Short exercise:
Copy exactly, and only, the lines starting at the line with "Clone this chart" and ending at the line with "XAxis, YAxis, ErrorBar". Leave every picture out of the copy.

---------- Given data ----------

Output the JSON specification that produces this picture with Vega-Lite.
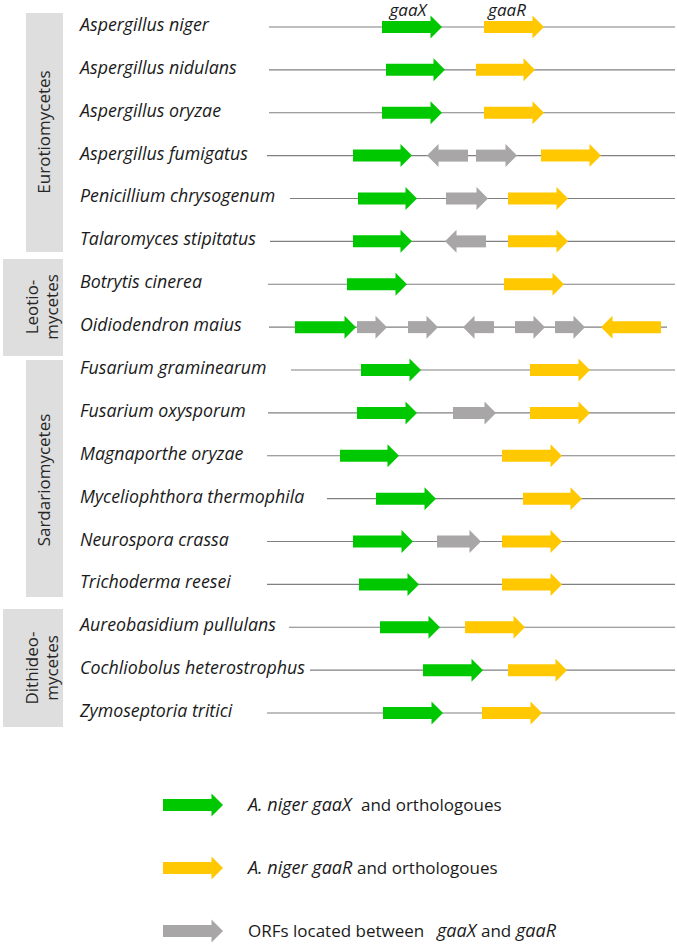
{
  "$schema": "https://vega.github.io/schema/vega-lite/v6.json",
  "width": 677,
  "height": 945,
  "autosize": {"type": "fit", "contains": "padding"},
  "padding": 0,
  "background": "white",
  "config": {"view": {"stroke": null}, "font": "Open Sans"},
  "datasets": {
    "tracks": [
      {"species": "Aspergillus niger", "track": 1, "lineStart": 269, "lineEnd": 675},
      {"species": "Aspergillus nidulans", "track": 2, "lineStart": 269, "lineEnd": 675},
      {"species": "Aspergillus oryzae", "track": 3, "lineStart": 269, "lineEnd": 675},
      {"species": "Aspergillus fumigatus", "track": 4, "lineStart": 267, "lineEnd": 675},
      {"species": "Penicillium chrysogenum", "track": 5, "lineStart": 290, "lineEnd": 675},
      {"species": "Talaromyces stipitatus", "track": 6, "lineStart": 270, "lineEnd": 675},
      {"species": "Botrytis cinerea", "track": 7, "lineStart": 268, "lineEnd": 675},
      {"species": "Oidiodendron maius", "track": 8, "lineStart": 269, "lineEnd": 667},
      {"species": "Fusarium graminearum", "track": 9, "lineStart": 291, "lineEnd": 675},
      {"species": "Fusarium oxysporum", "track": 10, "lineStart": 268, "lineEnd": 675},
      {"species": "Magnaporthe oryzae", "track": 11, "lineStart": 267, "lineEnd": 675},
      {"species": "Myceliophthora thermophila", "track": 12, "lineStart": 327, "lineEnd": 675},
      {"species": "Neurospora crassa", "track": 13, "lineStart": 267, "lineEnd": 675},
      {"species": "Trichoderma reesei", "track": 14, "lineStart": 267, "lineEnd": 675},
      {"species": "Aureobasidium pullulans", "track": 15, "lineStart": 289, "lineEnd": 675},
      {"species": "Cochliobolus heterostrophus", "track": 16, "lineStart": 310, "lineEnd": 675},
      {"species": "Zymoseptoria tritici", "track": 17, "lineStart": 267, "lineEnd": 675}
    ],
    "genes": [
      {"track": 1, "gene": "gaaX", "from": 382, "to": 442},
      {"track": 1, "gene": "gaaR", "from": 484, "to": 544},
      {"track": 2, "gene": "gaaX", "from": 386, "to": 445},
      {"track": 2, "gene": "gaaR", "from": 476, "to": 535},
      {"track": 3, "gene": "gaaX", "from": 382, "to": 442},
      {"track": 3, "gene": "gaaR", "from": 484, "to": 544},
      {"track": 4, "gene": "gaaX", "from": 353, "to": 412},
      {"track": 4, "gene": "ORF", "from": 468, "to": 427},
      {"track": 4, "gene": "ORF", "from": 476, "to": 517},
      {"track": 4, "gene": "gaaR", "from": 541, "to": 601},
      {"track": 5, "gene": "gaaX", "from": 358, "to": 417},
      {"track": 5, "gene": "ORF", "from": 446, "to": 488},
      {"track": 5, "gene": "gaaR", "from": 508, "to": 568},
      {"track": 6, "gene": "gaaX", "from": 353, "to": 412},
      {"track": 6, "gene": "ORF", "from": 486, "to": 445},
      {"track": 6, "gene": "gaaR", "from": 508, "to": 568},
      {"track": 7, "gene": "gaaX", "from": 347, "to": 407},
      {"track": 7, "gene": "gaaR", "from": 504, "to": 564},
      {"track": 8, "gene": "gaaX", "from": 295, "to": 356},
      {"track": 8, "gene": "ORF", "from": 357, "to": 387},
      {"track": 8, "gene": "ORF", "from": 408, "to": 438},
      {"track": 8, "gene": "ORF", "from": 494, "to": 463},
      {"track": 8, "gene": "ORF", "from": 515, "to": 545},
      {"track": 8, "gene": "ORF", "from": 555, "to": 585},
      {"track": 8, "gene": "gaaR", "from": 661, "to": 601},
      {"track": 9, "gene": "gaaX", "from": 361, "to": 421},
      {"track": 9, "gene": "gaaR", "from": 530, "to": 590},
      {"track": 10, "gene": "gaaX", "from": 357, "to": 417},
      {"track": 10, "gene": "ORF", "from": 453, "to": 496},
      {"track": 10, "gene": "gaaR", "from": 530, "to": 590},
      {"track": 11, "gene": "gaaX", "from": 340, "to": 399},
      {"track": 11, "gene": "gaaR", "from": 502, "to": 562},
      {"track": 12, "gene": "gaaX", "from": 376, "to": 436},
      {"track": 12, "gene": "gaaR", "from": 523, "to": 582},
      {"track": 13, "gene": "gaaX", "from": 353, "to": 413},
      {"track": 13, "gene": "ORF", "from": 437, "to": 481},
      {"track": 13, "gene": "gaaR", "from": 502, "to": 562},
      {"track": 14, "gene": "gaaX", "from": 359, "to": 419},
      {"track": 14, "gene": "gaaR", "from": 502, "to": 562},
      {"track": 15, "gene": "gaaX", "from": 380, "to": 440},
      {"track": 15, "gene": "gaaR", "from": 465, "to": 525},
      {"track": 16, "gene": "gaaX", "from": 423, "to": 483},
      {"track": 16, "gene": "gaaR", "from": 508, "to": 567},
      {"track": 17, "gene": "gaaX", "from": 383, "to": 443},
      {"track": 17, "gene": "gaaR", "from": 482, "to": 542},
      {"track": 19.146, "gene": "gaaX", "from": 163, "to": 223},
      {"track": 20.615, "gene": "gaaR", "from": 163, "to": 223},
      {"track": 22.084, "gene": "ORF", "from": 163, "to": 223}
    ],
    "groups": [
      {"label": "Eurotiomycetes", "x0": 26, "x1": 63, "t0": 0.6735, "t1": 6.248, "xc": 45, "tc": 3.449},
      {"label": "Leotio-\nmycetes", "x0": 3, "x1": 63, "t0": 6.411, "t1": 8.674, "xc": 33, "tc": 7.531},
      {"label": "Sardariomycetes", "x0": 26, "x1": 63, "t0": 8.767, "t1": 14.294, "xc": 45, "tc": 11.566},
      {"label": "Dithideo-\nmycetes", "x0": 3, "x1": 63, "t0": 14.574, "t1": 17.327, "xc": 33, "tc": 15.951}
    ],
    "headers": [
      {"label": "gaaX", "x": 408, "track": 0.6502},
      {"label": "gaaR", "x": 507, "track": 0.6502}
    ],
    "legendText": [
      {"track": 19.146, "x": 248, "text": "A. niger gaaX", "part": "name"},
      {"track": 19.146, "x": 361, "text": "and orthologoues", "part": "desc"},
      {"track": 20.615, "x": 248, "text": "A. niger gaaR", "part": "name"},
      {"track": 20.615, "x": 357, "text": "and orthologoues", "part": "desc"},
      {"track": 22.084, "x": 248, "text": "ORFs located between", "part": "desc"},
      {"track": 22.084, "x": 437, "text": "gaaX", "part": "name"},
      {"track": 22.084, "x": 481, "text": "and", "part": "desc"},
      {"track": 22.084, "x": 516, "text": "gaaR", "part": "name"}
    ]
  },
  "layer": [
    {
      "data": {"name": "groups"},
      "mark": {"type": "rect", "fill": "#dedede"},
      "encoding": {
        "x": {"field": "x0", "type": "quantitative", "scale": {"domain": [0, 677], "nice": false, "zero": false}, "axis": null},
        "x2": {"field": "x1"},
        "y": {"field": "t0", "type": "quantitative", "scale": {"domain": [0.3703, 22.411], "nice": false, "zero": false, "reverse": true}, "axis": null},
        "y2": {"field": "t1"}
      }
    },
    {
      "data": {"name": "groups"},
      "mark": {"type": "text", "angle": 270, "align": "center", "baseline": "middle", "lineBreak": "\n", "lineHeight": 20, "fontSize": 17, "fill": "#262626"},
      "encoding": {
        "x": {"field": "xc", "type": "quantitative"},
        "y": {"field": "tc", "type": "quantitative"},
        "text": {"field": "label"}
      }
    },
    {
      "data": {"name": "tracks"},
      "mark": {"type": "rule", "stroke": "#808080", "strokeWidth": 1.2},
      "encoding": {
        "x": {"field": "lineStart", "type": "quantitative"},
        "x2": {"field": "lineEnd"},
        "y": {"field": "track", "type": "quantitative"}
      }
    },
    {
      "data": {"name": "genes"},
      "transform": [{"filter": "datum.to > datum.from"}],
      "mark": {"type": "rule", "strokeWidth": 12, "strokeCap": "butt", "x2Offset": -10},
      "encoding": {
        "x": {"field": "from", "type": "quantitative"},
        "x2": {"field": "to"},
        "y": {"field": "track", "type": "quantitative"},
        "color": {"field": "gene", "type": "nominal", "scale": {"domain": ["gaaX", "gaaR", "ORF"], "range": ["#00c800", "#ffc800", "#a8a6a6"]}, "legend": null}
      }
    },
    {
      "data": {"name": "genes"},
      "transform": [{"filter": "datum.to < datum.from"}],
      "mark": {"type": "rule", "strokeWidth": 12, "strokeCap": "butt", "xOffset": 10},
      "encoding": {
        "x": {"field": "to", "type": "quantitative"},
        "x2": {"field": "from"},
        "y": {"field": "track", "type": "quantitative"},
        "color": {"field": "gene", "type": "nominal", "legend": null}
      }
    },
    {
      "data": {"name": "genes"},
      "transform": [{"filter": "datum.to > datum.from"}],
      "mark": {"type": "point", "shape": "M-1,-1L0,0L-1,1Z", "size": 529, "filled": true, "opacity": 1, "strokeWidth": 0},
      "encoding": {
        "x": {"field": "to", "type": "quantitative"},
        "y": {"field": "track", "type": "quantitative"},
        "color": {"field": "gene", "type": "nominal", "legend": null}
      }
    },
    {
      "data": {"name": "genes"},
      "transform": [{"filter": "datum.to < datum.from"}],
      "mark": {"type": "point", "shape": "M1,-1L0,0L1,1Z", "size": 529, "filled": true, "opacity": 1, "strokeWidth": 0},
      "encoding": {
        "x": {"field": "to", "type": "quantitative"},
        "y": {"field": "track", "type": "quantitative"},
        "color": {"field": "gene", "type": "nominal", "legend": null}
      }
    },
    {
      "data": {"name": "tracks"},
      "mark": {"type": "text", "align": "left", "baseline": "alphabetic", "dy": 4, "fontSize": 17.8, "fontStyle": "italic", "fill": "#1a1a1a"},
      "encoding": {
        "x": {"datum": 80, "type": "quantitative"},
        "y": {"field": "track", "type": "quantitative"},
        "text": {"field": "species"}
      }
    },
    {
      "data": {"name": "headers"},
      "mark": {"type": "text", "align": "center", "baseline": "alphabetic", "dy": 4, "fontSize": 17, "fontStyle": "italic", "fill": "#1a1a1a"},
      "encoding": {
        "x": {"field": "x", "type": "quantitative"},
        "y": {"field": "track", "type": "quantitative"},
        "text": {"field": "label"}
      }
    },
    {
      "data": {"name": "legendText"},
      "transform": [{"filter": "datum.part == 'name'"}],
      "mark": {"type": "text", "align": "left", "baseline": "alphabetic", "dy": 6, "fontSize": 18, "fontStyle": "italic", "fill": "#1a1a1a"},
      "encoding": {
        "x": {"field": "x", "type": "quantitative"},
        "y": {"field": "track", "type": "quantitative"},
        "text": {"field": "text"}
      }
    },
    {
      "data": {"name": "legendText"},
      "transform": [{"filter": "datum.part == 'desc'"}],
      "mark": {"type": "text", "align": "left", "baseline": "alphabetic", "dy": 6, "fontSize": 17, "fill": "#1a1a1a"},
      "encoding": {
        "x": {"field": "x", "type": "quantitative"},
        "y": {"field": "track", "type": "quantitative"},
        "text": {"field": "text"}
      }
    }
  ]
}
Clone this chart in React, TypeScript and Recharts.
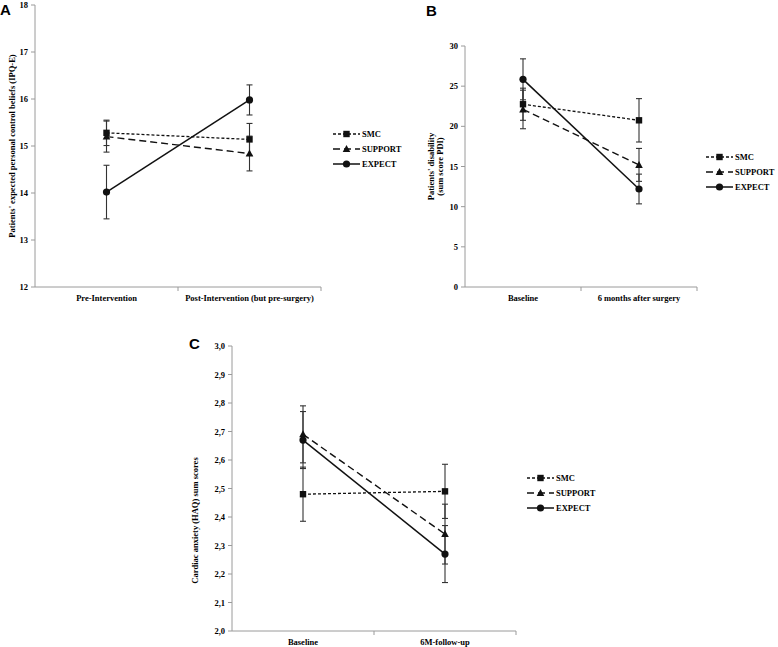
import React from 'react';
import { LineChart, Line, XAxis, YAxis, ErrorBar } from 'recharts';

// ---------- DATA ----------
const catsA = ['Pre-Intervention', 'Post-Intervention (but pre-surgery)'];
const smcA = [15.28, 15.14];
const smcAErr = [0.27, 0.34];
const supportA = [15.2, 14.84];
const supportAErr = [0.33, 0.37];
const expectA = [14.02, 15.98];
const expectAErr = [0.57, 0.32];
const yTicksA = [12, 13, 14, 15, 16, 17, 18];

const catsB = ['Baseline', '6 months after surgery'];
const smcB = [22.75, 20.75];
const smcBErr = [2.0, 2.7];
const supportB = [22.1, 15.2];
const supportBErr = [2.4, 2.05];
const expectB = [25.85, 12.2];
const expectBErr = [2.55, 1.85];
const yTicksB = [0, 5, 10, 15, 20, 25, 30];

const catsC = ['Baseline', '6M-follow-up'];
const smcC = [2.48, 2.49];
const smcCErr = [0.095, 0.095];
const supportC = [2.69, 2.34];
const supportCErr = [0.1, 0.105];
const expectC = [2.67, 2.27];
const expectCErr = [0.1, 0.1];
const yTicksC = [2.0, 2.1, 2.2, 2.3, 2.4, 2.5, 2.6, 2.7, 2.8, 2.9, 3.0];

const seriesNames = ['SMC', 'SUPPORT', 'EXPECT'];

// ---------- helpers ----------
function buildRows(cats: string[], s: number[], se: number[], u: number[], ue: number[], e: number[], ee: number[]) {
  return cats.map((c, i) => ({
    x: i + 0.5,
    cat: c,
    smc: s[i], smcErr: se[i],
    support: u[i], supportErr: ue[i],
    expect: e[i], expectErr: ee[i],
  }));
}

const dataA = buildRows(catsA, smcA, smcAErr, supportA, supportAErr, expectA, expectAErr);
const dataB = buildRows(catsB, smcB, smcBErr, supportB, supportBErr, expectB, expectBErr);
const dataC = buildRows(catsC, smcC, smcCErr, supportC, supportCErr, expectC, expectCErr);

const AXIS = '#9a9a9a';
const INK = '#111';
const FONT = 'Liberation Serif';
const TXT: React.CSSProperties = { fontFamily: FONT, fontWeight: 700 };

const SquareDot = (p: any) => {
  const { cx, cy } = p;
  if (cx == null || cy == null) return <g />;
  return <rect x={cx - 3.2} y={cy - 3.2} width={6.4} height={6.4} fill={INK} />;
};
const TriDot = (p: any) => {
  const { cx, cy } = p;
  if (cx == null || cy == null) return <g />;
  return <polygon points={`${cx},${cy - 4} ${cx - 3.8},${cy + 3} ${cx + 3.8},${cy + 3}`} fill={INK} />;
};
const CircDot = (p: any) => {
  const { cx, cy } = p;
  if (cx == null || cy == null) return <g />;
  return <circle cx={cx} cy={cy} r={3.6} fill={INK} />;
};

const styles = [
  { key: 'smc', dash: '3 2', width: 1.3, Dot: SquareDot },
  { key: 'support', dash: '7 4', width: 1.4, Dot: TriDot },
  { key: 'expect', dash: undefined, width: 1.5, Dot: CircDot },
];

const TICK_MARGIN = 8;
function makeXTick(cats: string[]) {
  return (props: any) => {
    const { x, y, payload } = props;
    const v = payload.value;
    if (Number.isInteger(v)) {
      if (v === 0) return <g />;
      const ay = y - TICK_MARGIN;
      return <line x1={x} x2={x} y1={ay} y2={ay + 4} stroke={AXIS} strokeWidth={1} />;
    }
    return (
      <text x={x} y={y} dy="0.71em" textAnchor="middle" fontSize={8.5} fill="#000" style={TXT}>
        {cats[Math.floor(v)]}
      </text>
    );
  };
}

function YTick(props: any) {
  const { x, y, payload, fmt } = props;
  const v = payload.value;
  return (
    <text x={x} y={y} dy="0.355em" textAnchor="end" fontSize={8.5} fill="#000" style={TXT}>
      {fmt ? fmt(v) : String(v)}
    </text>
  );
}

function Series() {
  return styles.map((s) => (
    <Line
      key={s.key}
      type="linear"
      dataKey={s.key}
      stroke={INK}
      strokeWidth={s.width}
      strokeDasharray={s.dash}
      dot={s.Dot}
      activeDot={false}
      isAnimationActive={false}
    >
      <ErrorBar dataKey={`${s.key}Err`} width={3} stroke="#333" strokeWidth={1.1} direction="y" isAnimationActive={false} />
    </Line>
  ));
}

function Panel(props: {
  data: any[]; cats: string[]; yTicks: number[]; domain: [number, number];
  width: number; height: number; margin: any; yWidth: number;
  fmt?: (v: number) => string; label: (vb: any) => React.ReactNode;
}) {
  const { data, cats, yTicks, domain, width, height, margin, yWidth, fmt, label } = props;
  const xTicks: number[] = [];
  for (let i = 0; i <= cats.length * 2; i++) xTicks.push(i / 2);
  return (
    <LineChart width={width} height={height} data={data} margin={margin}>
      <XAxis
        dataKey="x"
        type="number"
        domain={[0, cats.length]}
        ticks={xTicks}
        interval={0}
        tickLine={false}
        tickSize={0}
        tickMargin={TICK_MARGIN}
        axisLine={{ stroke: AXIS }}
        tick={makeXTick(cats)}
        height={30}
      />
      <YAxis
        type="number"
        domain={domain}
        ticks={yTicks}
        interval={0}
        width={yWidth}
        tickSize={4}
        tickMargin={3}
        axisLine={{ stroke: AXIS }}
        tickLine={{ stroke: AXIS }}
        tick={(tp: any) => <YTick {...tp} fmt={fmt} />}
        label={(lp: any) => label(lp.viewBox)}
      />
      {Series()}
    </LineChart>
  );
}

function LegendSvg({ left, top }: { left: number; top: number }) {
  return (
    <svg style={{ position: 'absolute', left, top }} width={80} height={46}>
      {styles.map((s, i) => {
        const y = 6 + i * 15;
        const D = s.Dot;
        return (
          <g key={s.key}>
            <line x1={1} x2={28} y1={y} y2={y} stroke={INK} strokeWidth={s.width} strokeDasharray={s.dash} />
            <D cx={14.5} cy={y} />
            <text x={30} y={y} dy="0.33em" fontSize={8.5} fill="#000" style={TXT}>
              {seriesNames[i]}
            </text>
          </g>
        );
      })}
    </svg>
  );
}

const rotLabel = (x: number, cy: number, text: string, size = 8.5) => (
  <text
    x={x}
    y={cy}
    transform={`rotate(-90 ${x} ${cy})`}
    textAnchor="middle"
    dominantBaseline="central"
    fontSize={size}
    fill="#000"
    style={TXT}
  >
    {text}
  </text>
);

const LETTER: React.CSSProperties = { fontFamily: 'Liberation Sans', fontWeight: 700 };

export default function App() {
  return (
    <div style={{ position: 'absolute', left: 0, top: 0, width: 778, height: 647, overflow: 'hidden', background: '#fff', fontFamily: FONT }}>
      {/* Panel A */}
      <div style={{ position: 'absolute', left: 0, top: 0 }}>
        <Panel
          data={dataA} cats={catsA} yTicks={yTicksA} domain={[12, 18]}
          width={330} height={317} margin={{ top: 5, right: 9, bottom: 0, left: 0 }} yWidth={35}
          label={(vb) => rotLabel(vb.x + 12, vb.y + vb.height / 2, "Patients' expected personal control beliefs (IPQ-E)")}
        />
      </div>
      {/* Panel B */}
      <div style={{ position: 'absolute', left: 410, top: 0 }}>
        <Panel
          data={dataB} cats={catsB} yTicks={yTicksB} domain={[0, 30]}
          width={300} height={317} margin={{ top: 46, right: 13, bottom: 0, left: 0 }} yWidth={55}
          label={(vb) => (
            <g>
              {rotLabel(vb.x + 21, vb.y + vb.height / 2, "Patients' disability")}
              {rotLabel(vb.x + 30, vb.y + vb.height / 2, '(sum score PDI)')}
            </g>
          )}
        />
      </div>
      {/* Panel C */}
      <div style={{ position: 'absolute', left: 180, top: 300 }}>
        <Panel
          data={dataC} cats={catsC} yTicks={yTicksC} domain={[2, 3]}
          width={350} height={361} margin={{ top: 46, right: 14, bottom: 0, left: 0 }} yWidth={52}
          fmt={(v: number) => v.toFixed(1).replace('.', ',')}
          label={(vb) => rotLabel(vb.x + 15, vb.y + vb.height / 2 + 32, 'Cardiac anxiety (HAQ) sum scores')}
        />
      </div>

      <LegendSvg left={332} top={128} />
      <LegendSvg left={705} top={151} />
      <LegendSvg left={526} top={472} />

      <svg style={{ position: 'absolute', left: 0, top: 0, pointerEvents: 'none' }} width={778} height={647}>
        <text x={0} y={15} fontSize={15} fill="#000" style={LETTER}>A</text>
        <text x={426} y={16} fontSize={15} fill="#000" style={LETTER}>B</text>
        <text x={189} y={349} fontSize={15} fill="#000" style={LETTER}>C</text>
      </svg>
    </div>
  );
}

----------

Exercise solution:
Clone this chart in React, TypeScript and Recharts.
import React from 'react';
import { LineChart, Line, XAxis, YAxis, ErrorBar } from 'recharts';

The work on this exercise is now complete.